The Japanese turn the activity of eating into a minimalist art. The food is prepared to be not only tasty, but visually appealing as well. It’s harder to just stuff your face when the food is a piece of art, and they don’t.

They eat slowly, savoring every bite of the culinary masterpiece they just created, and they only eat until they roughly 80% full.

Have you ever eaten traditional sushi? Not the Americanized Philadelphia and California rolls – as much as I love them, they’re the McDonald’s of the sushi world. What I’m talking about is sushi that consists primarily of seaweed, fish, and rice – no cream cheese, no fried shell. I enjoyed watching them roll and cut with a precise method, into the most pleasing form. It really is an art,  and is some of the healthiest food in the world; a part of the diet that makes Japan the healthiest nation in the world.

Minimalist Nutrition in the Japanese Diet

The Japanese diet is made of three things:

1. Rice: They eat TONS of rice. Rice for breakfast, rice for lunch, rice for dinner and dessert. Where do all those carbs go?? It baffles my mind too, but apparently it works –  lowest obesity, longest life expectancy, #1 healthiest nation, – I’m sold. Brown rice is preferred, but white rice is a staple as well.

2. Seasonal Fruits and Vegetables: As an island, their vegetables often come from the ocean. I’m sure this is a strange concept to a lot of us, but many kinds of seaweed and of algae are “superfoods”, containing nearly enough nutrients to be used as the only source of vegetables. Soy, tofu and other sea vegetables are used as well. Apples and tangerines are probably the most common fruits.

3. Seafood: Fish such as tuna, salmon, and mackerel are their primary sources of meat. They eat chicken and beef too, but when they do, it’s used as more of a condiment than a main food source. Fresh seafood such as crab, shrimp, and squid are eaten regularly as well, although to a lesser extent than fish.

Final Notes

It would be in poor form to note Japan’s minimalist foods without bringing up what they drink as well.

They drink:

1. Tea: First and foremost, the Japanese love their tea. Green tea and roibos have the best health benefits compared to most beverages.

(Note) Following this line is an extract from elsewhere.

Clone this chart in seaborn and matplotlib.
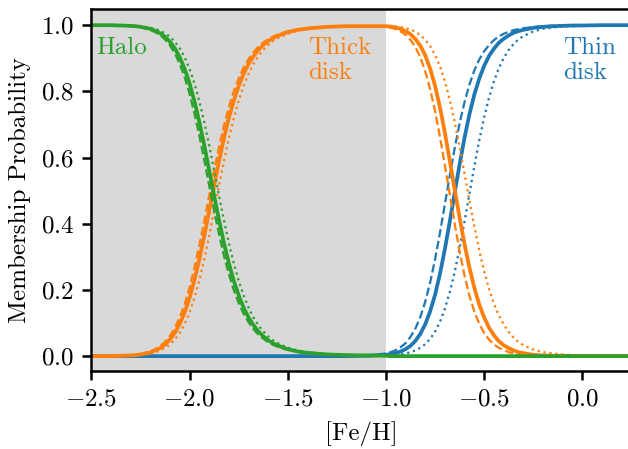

2. Rice Wine: Although I found that beer is now available everywhere in Japan, it wasn’t introduced until the 17th century by the Dutch. The traditional, and still preferred drink of choice is Sake, a rice wine that smells and tastes like liquid bread to me. 

3. Coffee: Especially iced coffee. Surprisingly, they don’t seem to drink much water, but I think they get a lot of their water in soups and broths.